What Is a Tender Offer?
A tender offer is a public proposal to buy shares at a stated price during a fixed period. Unlike a negotiated merger, it goes directly to shareholders who individually decide whether to tender their shares.
How It Works
The bidder announces the price, number of shares sought, conditions, and expiration date (minimum 20 business days). Shareholders who accept deliver shares to the depositary. If conditions are met, the bidder pays and gains control.
In Hostile Takeovers
Tender offers are the primary hostile acquisition mechanism since they do not require board cooperation. The board responds with a recommendation, often supported by a fairness opinion.
Regulatory Framework
SEC Regulation 14D requires minimum 20-business-day offer period, equal treatment of all shareholders, best price rule, prompt payment, and withdrawal rights.
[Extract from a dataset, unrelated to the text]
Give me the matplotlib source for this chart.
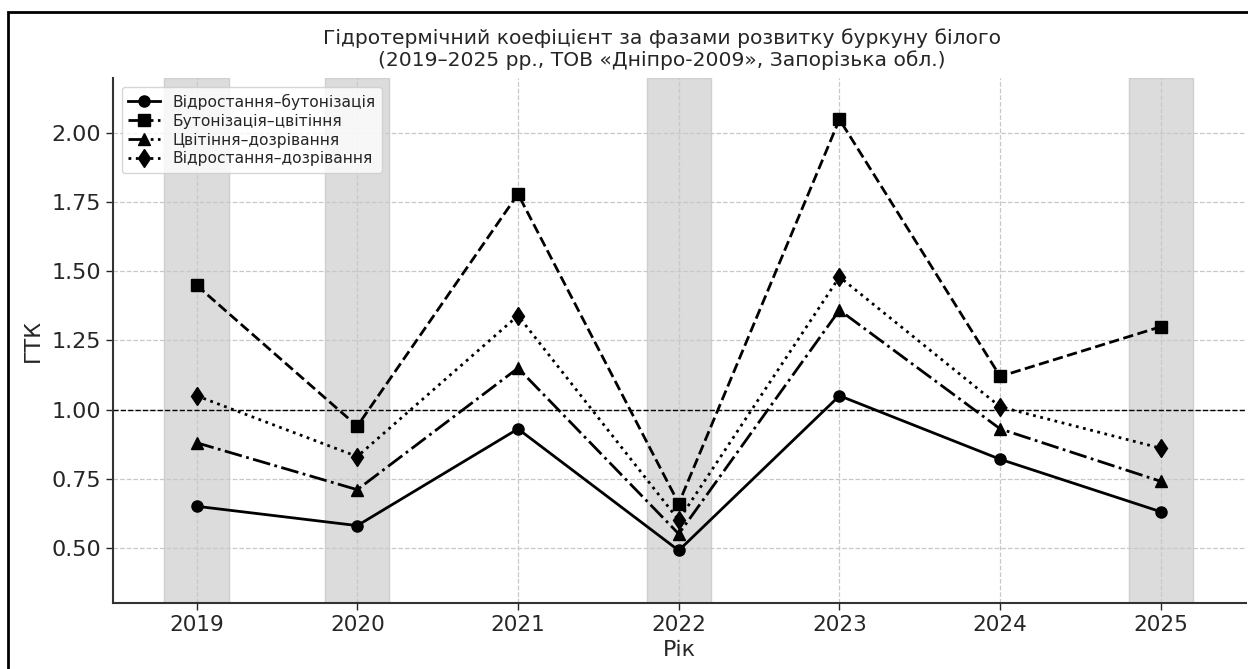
import numpy as np
import matplotlib
matplotlib.use("Agg")
import matplotlib.pyplot as plt
from matplotlib.patches import Rectangle

years = [2019, 2020, 2021, 2022, 2023, 2024, 2025]

# ГТК by phase
gtk_vb = [0.65, 0.58, 0.93, 0.49, 1.05, 0.82, 0.63]   # відростання–бутонізація
gtk_bc = [1.45, 0.94, 1.78, 0.66, 2.05, 1.12, 1.30]   # бутонізація–цвітіння
gtk_cd = [0.88, 0.71, 1.15, 0.55, 1.36, 0.93, 0.74]   # цвітіння–дозрівання
gtk_vd = [1.05, 0.83, 1.34, 0.60, 1.48, 1.01, 0.86]   # відростання–дозрівання

labels = ["Відростання–бутонізація", "Бутонізація–цвітіння",
          "Цвітіння–дозрівання", "Відростання–дозрівання"]
shaded_years = [2019, 2020, 2022, 2025]

text_col = "#262626"

fig = plt.figure(figsize=(12.48, 6.69), dpi=100)
ax = fig.add_axes([0.0905, 0.0987, 0.908, 0.7847])

# outer frame (cropped on right/bottom)
fig.patches.append(Rectangle((8 / 1248, -0.1), 1.2, 1 - 12 / 669 + 0.1,
                             transform=fig.transFigure, fill=False,
                             edgecolor="black", linewidth=2))

for y in shaded_years:
    ax.axvspan(y - 0.2, y + 0.2, facecolor="#dcdcdc", edgecolor="#cfcfcf",
               lw=1, zorder=0)

ax.grid(True, linestyle="--", color="#c8c8c8", linewidth=0.9, zorder=1)
ax.set_axisbelow(True)

ax.plot(years, gtk_vb, color="black", linestyle="-", marker="o",
        linewidth=2, markersize=8, label=labels[0], zorder=3)
ax.plot(years, gtk_bc, color="black", linestyle="--", marker="s",
        linewidth=2, markersize=8, label=labels[1], zorder=3)
ax.plot(years, gtk_cd, color="black", linestyle="-.", marker="^",
        linewidth=2, markersize=8, label=labels[2], zorder=3)
ax.plot(years, gtk_vd, color="black", linestyle=":", marker="d",
        linewidth=2, markersize=9.5, label=labels[3], zorder=3)

ax.axhline(1.0, color="black", linestyle="--", linewidth=1, zorder=2)

ax.set_xlim(2018.48, 2025.53)
ax.set_ylim(0.3, 2.2)
ax.set_xticks(years)
ax.set_yticks(np.arange(0.5, 2.01, 0.25))
ax.yaxis.set_major_formatter(matplotlib.ticker.FormatStrFormatter("%.2f"))
ax.tick_params(axis="x", labelsize=15.5, colors=text_col, length=5, width=1)
ax.tick_params(axis="y", labelsize=16, colors=text_col, length=5, width=1)

for s in ["top", "right"]:
    ax.spines[s].set_visible(False)
for s in ["left", "bottom"]:
    ax.spines[s].set_color("#333333")
    ax.spines[s].set_linewidth(1.5)

ax.set_xlabel("Рік", fontsize=16, color=text_col, labelpad=4)
ax.set_ylabel("ГТК", fontsize=16, color=text_col, labelpad=6)

fig.text(662 / 1248, 1 - 49 / 669,
         "Гідротермічний коефіцієнт за фазами розвитку буркуну білого\n"
         "(2019–2025 рр., ТОВ «Дніпро-2009», Запорізька обл.)",
         ha="center", va="center", fontsize=14.6, color=text_col,
         linespacing=1.12)

leg = ax.legend(loc="upper left", fontsize=11.2, frameon=True,
                borderaxespad=0.6, handlelength=2.0, labelspacing=0.25)
leg.get_frame().set_edgecolor("#cccccc")
for t in leg.get_texts():
    t.set_color(text_col)

fig.savefig("out.png", dpi=100)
The Williams Act requires Schedule 13D filing at 5% ownership.
Two-Step Transactions
The acquirer first conducts a tender offer for majority control, then executes a back-end squeeze-out merger. At 90% acceptance in Delaware, a short-form merger proceeds without a shareholder vote.
Premiums
Typically 20-50% above pre-announcement price. Hostile offers may require higher premiums to overcome board resistance.
Going-Private
Used in management buyouts and PE acquisitions of public companies. Require careful attention to fiduciary duties when management is on both sides.